--- Begin ---

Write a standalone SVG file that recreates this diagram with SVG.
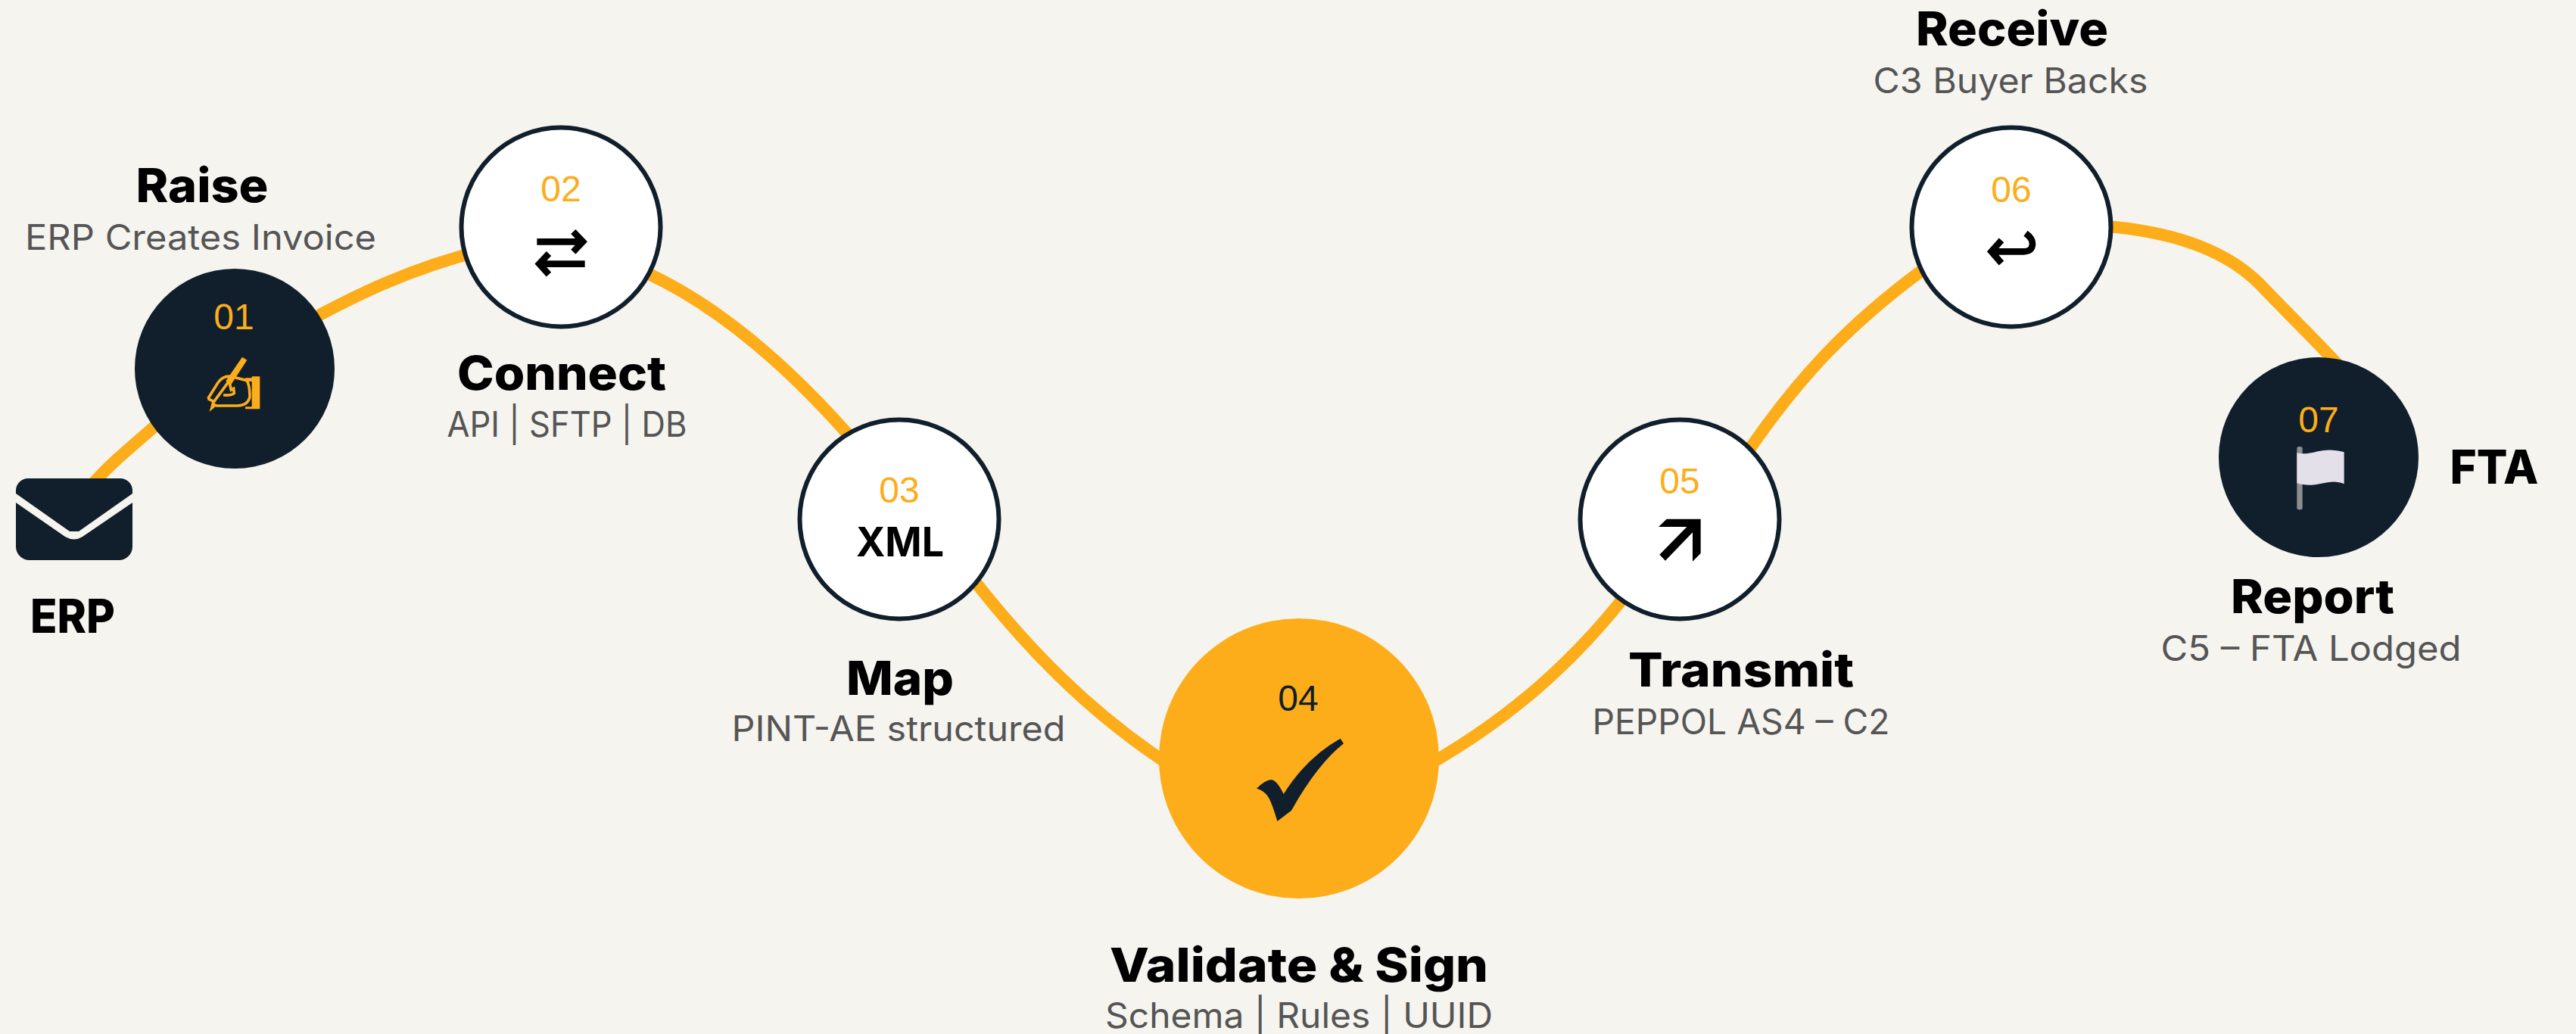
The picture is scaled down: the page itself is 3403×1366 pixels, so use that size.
<svg xmlns="http://www.w3.org/2000/svg" width="3403" height="1366" viewBox="0 0 3403 1366">
<style>
.t{font-family:"Inter","Liberation Sans",sans-serif;font-weight:800;font-size:62px;fill:#000;text-anchor:middle}
.s{font-family:"Inter","Liberation Sans",sans-serif;font-weight:400;font-size:46px;fill:#555;text-anchor:middle}
.n{font-family:"Liberation Sans",sans-serif;font-size:48px;fill:#fdad1a;text-anchor:middle}
.dark{fill:#101f2b}
.light{fill:#fff;stroke:#101f2b;stroke-width:6}
.ic{fill:none;stroke:#000;stroke-width:26;stroke-linejoin:miter}
</style>
<rect width="3403" height="1366" fill="#f5f4ef"/>
<g id="connectors" fill="none" stroke="#fdad1a" stroke-width="16">
<path d="M120 642C150 608 180 585 215 554"/>
<path d="M400 428C470 390 540 355 640 330"/>
<path d="M830 350C930 390 1030 470 1130 585"/>
<path d="M1270 745C1350 850 1440 945 1560 1020"/>
<path d="M1870 1020C1970 965 2070 890 2160 770"/>
<path d="M2290 625C2365 510 2440 425 2570 335"/>
<path d="M2770 298C2880 305 2945 335 2985 375C3020 412 3060 450 3110 505"/>
</g>
<g id="node-erp">
<path class="dark" d="M37 632H159A16 16 0 0 1 175 648V652L104 702H92L21 652V648A16 16 0 0 1 37 632ZM21 664L86 709Q98 716 109 709L175 664V722A18 18 0 0 1 157 740H39A18 18 0 0 1 21 722Z"/>
<text class="t" x="96" y="836" textLength="112" lengthAdjust="spacingAndGlyphs">ERP</text>
</g>
<g id="node-01">
<circle class="dark" cx="310" cy="487" r="132"/>
<text class="n" x="309" y="435">01</text>
<g transform="translate(230 460) scale(.3333)">
<path d="M270 35L289 47L222 150L205 130Z" fill="#fdad1a"/>
<g fill="none" stroke="#fdad1a" stroke-width="11">
<path d="M134 200L175 135Q195 108 225 112L288 128Q300 145 300 195Q290 228 250 228H165"/>
<path d="M134 200L158 212L218 130L226 165L236 160L238 178Q230 188 195 186"/>
</g>
<path d="M140 252L150 212L172 225Z" fill="#fdad1a"/>
<path d="M282 118H308V112H340V241H282V232H308V132H282Z" fill="#fdad1a"/>
</g>
<text class="t" x="267" y="267" textLength="175" lengthAdjust="spacingAndGlyphs">Raise</text>
<text class="s" x="265" y="330" textLength="464" lengthAdjust="spacingAndGlyphs">ERP Creates Invoice</text>
</g>
<g id="node-02">
<circle class="light" cx="741" cy="300" r="131.5"/>
<text class="n" x="741" y="266">02</text>
<g transform="translate(680 280) scale(.3333)">
<path class="ic" d="M88 118H260M232 78L270 118L232 158M278 206H108M135 165L97 206L135 248"/>
</g>
<text class="t" x="742" y="515" textLength="276" lengthAdjust="spacingAndGlyphs">Connect</text>
<text class="s" x="749" y="577" textLength="317" lengthAdjust="spacingAndGlyphs">API | SFTP | DB</text>
</g>
<g id="node-03">
<circle class="light" cx="1188" cy="686" r="131.5"/>
<text class="n" x="1188" y="664">03</text>
<text x="1189" y="735" font-family="Inter,'Liberation Sans',sans-serif" font-weight="700" font-size="54" text-anchor="middle" textLength="116" lengthAdjust="spacingAndGlyphs">XML</text>
<text class="t" x="1189" y="918" textLength="142" lengthAdjust="spacingAndGlyphs">Map</text>
<text class="s" x="1187" y="979" textLength="441" lengthAdjust="spacingAndGlyphs">PINT-AE structured</text>
</g>
<g id="node-04">
<circle cx="1716" cy="1002" r="185" fill="#fdad1a"/>
<text class="n" style="fill:#101f2b" x="1715" y="939">04</text>
<g transform="translate(1600 860) scale(.3333)">
<path class="dark" d="M180 545Q215 510 240 510Q262 515 287 567Q380 420 512 347L525 367Q420 450 318 632L262 675Q235 580 215 565Q200 550 180 545Z"/>
</g>
<text class="t" x="1716" y="1297" textLength="500" lengthAdjust="spacingAndGlyphs">Validate &amp; Sign</text>
<text class="s" x="1716" y="1358" textLength="512" lengthAdjust="spacingAndGlyphs">Schema | Rules | UUID</text>
</g>
<g id="node-05">
<circle class="light" cx="2219" cy="686" r="131.5"/>
<text class="n" x="2219" y="652">05</text>
<g transform="translate(2160 660) scale(.3333)">
<path d="M125 77H260V213L228 245V130L120 242L97 218L205 108H93Z"/>
</g>
<text class="t" x="2300" y="907" textLength="298" lengthAdjust="spacingAndGlyphs">Transmit</text>
<text class="s" x="2300" y="970" textLength="393" lengthAdjust="spacingAndGlyphs">PEPPOL AS4 – C2</text>
</g>
<g id="node-06">
<circle class="light" cx="2657" cy="300" r="131.5"/>
<text class="n" x="2657" y="267">06</text>
<g transform="translate(2600 280) scale(.3333)">
<path class="ic" d="M100 157H220Q255 157 255 125Q255 105 228 85M132 112L92 157L132 203"/>
</g>
<text class="t" x="2658" y="60" textLength="254" lengthAdjust="spacingAndGlyphs">Receive</text>
<text class="s" x="2656" y="123" textLength="363" lengthAdjust="spacingAndGlyphs">C3 Buyer Backs</text>
</g>
<g id="node-07">
<circle class="dark" cx="3063" cy="604" r="132"/>
<text class="n" x="3063" y="571">07</text>
<g transform="translate(2920 460) scale(.3333)">
<rect x="343" y="390" width="22" height="250" rx="8" fill="#8d8d8d"/>
<path d="M343 415C400 430 440 385 530 412V538C470 510 420 560 343 535Z" fill="#e4e0ea"/>
</g>
<text class="t" x="3295" y="639" textLength="117" lengthAdjust="spacingAndGlyphs">FTA</text>
<text class="t" x="3055" y="810" textLength="216" lengthAdjust="spacingAndGlyphs">Report</text>
<text class="s" x="3053" y="873" textLength="397" lengthAdjust="spacingAndGlyphs">C5 – FTA Lodged</text>
</g>
</svg>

--- End ---

_Goal:_ Drop the images and repeat the data exactly.

_Exercise result:_
Write a standalone SVG file that recreates this diagram with SVG.
The picture is scaled down: the page itself is 3403×1366 pixels, so use that size.
<svg xmlns="http://www.w3.org/2000/svg" width="3403" height="1366" viewBox="0 0 3403 1366">
<style>
.t{font-family:"Inter","Liberation Sans",sans-serif;font-weight:800;font-size:62px;fill:#000;text-anchor:middle}
.s{font-family:"Inter","Liberation Sans",sans-serif;font-weight:400;font-size:46px;fill:#555;text-anchor:middle}
.n{font-family:"Liberation Sans",sans-serif;font-size:48px;fill:#fdad1a;text-anchor:middle}
.dark{fill:#101f2b}
.light{fill:#fff;stroke:#101f2b;stroke-width:6}
.ic{fill:none;stroke:#000;stroke-width:26;stroke-linejoin:miter}
</style>
<rect width="3403" height="1366" fill="#f5f4ef"/>
<g id="connectors" fill="none" stroke="#fdad1a" stroke-width="16">
<path d="M120 642C150 608 180 585 215 554"/>
<path d="M400 428C470 390 540 355 640 330"/>
<path d="M830 350C930 390 1030 470 1130 585"/>
<path d="M1270 745C1350 850 1440 945 1560 1020"/>
<path d="M1870 1020C1970 965 2070 890 2160 770"/>
<path d="M2290 625C2365 510 2440 425 2570 335"/>
<path d="M2770 298C2880 305 2945 335 2985 375C3020 412 3060 450 3110 505"/>
</g>
<g id="node-erp">
<path class="dark" d="M37 632H159A16 16 0 0 1 175 648V652L104 702H92L21 652V648A16 16 0 0 1 37 632ZM21 664L86 709Q98 716 109 709L175 664V722A18 18 0 0 1 157 740H39A18 18 0 0 1 21 722Z"/>
<text class="t" x="96" y="836" textLength="112" lengthAdjust="spacingAndGlyphs">ERP</text>
</g>
<g id="node-01">
<circle class="dark" cx="310" cy="487" r="132"/>
<text class="n" x="309" y="435">01</text>
<g transform="translate(230 460) scale(.3333)">
<path d="M270 35L289 47L222 150L205 130Z" fill="#fdad1a"/>
<g fill="none" stroke="#fdad1a" stroke-width="11">
<path d="M134 200L175 135Q195 108 225 112L288 128Q300 145 300 195Q290 228 250 228H165"/>
<path d="M134 200L158 212L218 130L226 165L236 160L238 178Q230 188 195 186"/>
</g>
<path d="M140 252L150 212L172 225Z" fill="#fdad1a"/>
<path d="M282 118H308V112H340V241H282V232H308V132H282Z" fill="#fdad1a"/>
</g>
<text class="t" x="267" y="267" textLength="175" lengthAdjust="spacingAndGlyphs">Raise</text>
<text class="s" x="265" y="330" textLength="464" lengthAdjust="spacingAndGlyphs">ERP Creates Invoice</text>
</g>
<g id="node-02">
<circle class="light" cx="741" cy="300" r="131.5"/>
<text class="n" x="741" y="266">02</text>
<g transform="translate(680 280) scale(.3333)">
<path class="ic" d="M88 118H260M232 78L270 118L232 158M278 206H108M135 165L97 206L135 248"/>
</g>
<text class="t" x="742" y="515" textLength="276" lengthAdjust="spacingAndGlyphs">Connect</text>
<text class="s" x="749" y="577" textLength="317" lengthAdjust="spacingAndGlyphs">API | SFTP | DB</text>
</g>
<g id="node-03">
<circle class="light" cx="1188" cy="686" r="131.5"/>
<text class="n" x="1188" y="664">03</text>
<text x="1189" y="735" font-family="Inter,'Liberation Sans',sans-serif" font-weight="700" font-size="54" text-anchor="middle" textLength="116" lengthAdjust="spacingAndGlyphs">XML</text>
<text class="t" x="1189" y="918" textLength="142" lengthAdjust="spacingAndGlyphs">Map</text>
<text class="s" x="1187" y="979" textLength="441" lengthAdjust="spacingAndGlyphs">PINT-AE structured</text>
</g>
<g id="node-04">
<circle cx="1716" cy="1002" r="185" fill="#fdad1a"/>
<text class="n" style="fill:#101f2b" x="1715" y="939">04</text>
<g transform="translate(1600 860) scale(.3333)">
<path class="dark" d="M180 545Q215 510 240 510Q262 515 287 567Q380 420 512 347L525 367Q420 450 318 632L262 675Q235 580 215 565Q200 550 180 545Z"/>
</g>
<text class="t" x="1716" y="1297" textLength="500" lengthAdjust="spacingAndGlyphs">Validate &amp; Sign</text>
<text class="s" x="1716" y="1358" textLength="512" lengthAdjust="spacingAndGlyphs">Schema | Rules | UUID</text>
</g>
<g id="node-05">
<circle class="light" cx="2219" cy="686" r="131.5"/>
<text class="n" x="2219" y="652">05</text>
<g transform="translate(2160 660) scale(.3333)">
<path d="M125 77H260V213L228 245V130L120 242L97 218L205 108H93Z"/>
</g>
<text class="t" x="2300" y="907" textLength="298" lengthAdjust="spacingAndGlyphs">Transmit</text>
<text class="s" x="2300" y="970" textLength="393" lengthAdjust="spacingAndGlyphs">PEPPOL AS4 – C2</text>
</g>
<g id="node-06">
<circle class="light" cx="2657" cy="300" r="131.5"/>
<text class="n" x="2657" y="267">06</text>
<g transform="translate(2600 280) scale(.3333)">
<path class="ic" d="M100 157H220Q255 157 255 125Q255 105 228 85M132 112L92 157L132 203"/>
</g>
<text class="t" x="2658" y="60" textLength="254" lengthAdjust="spacingAndGlyphs">Receive</text>
<text class="s" x="2656" y="123" textLength="363" lengthAdjust="spacingAndGlyphs">C3 Buyer Backs</text>
</g>
<g id="node-07">
<circle class="dark" cx="3063" cy="604" r="132"/>
<text class="n" x="3063" y="571">07</text>
<g transform="translate(2920 460) scale(.3333)">
<rect x="343" y="390" width="22" height="250" rx="8" fill="#8d8d8d"/>
<path d="M343 415C400 430 440 385 530 412V538C470 510 420 560 343 535Z" fill="#e4e0ea"/>
</g>
<text class="t" x="3295" y="639" textLength="117" lengthAdjust="spacingAndGlyphs">FTA</text>
<text class="t" x="3055" y="810" textLength="216" lengthAdjust="spacingAndGlyphs">Report</text>
<text class="s" x="3053" y="873" textLength="397" lengthAdjust="spacingAndGlyphs">C5 – FTA Lodged</text>
</g>
</svg>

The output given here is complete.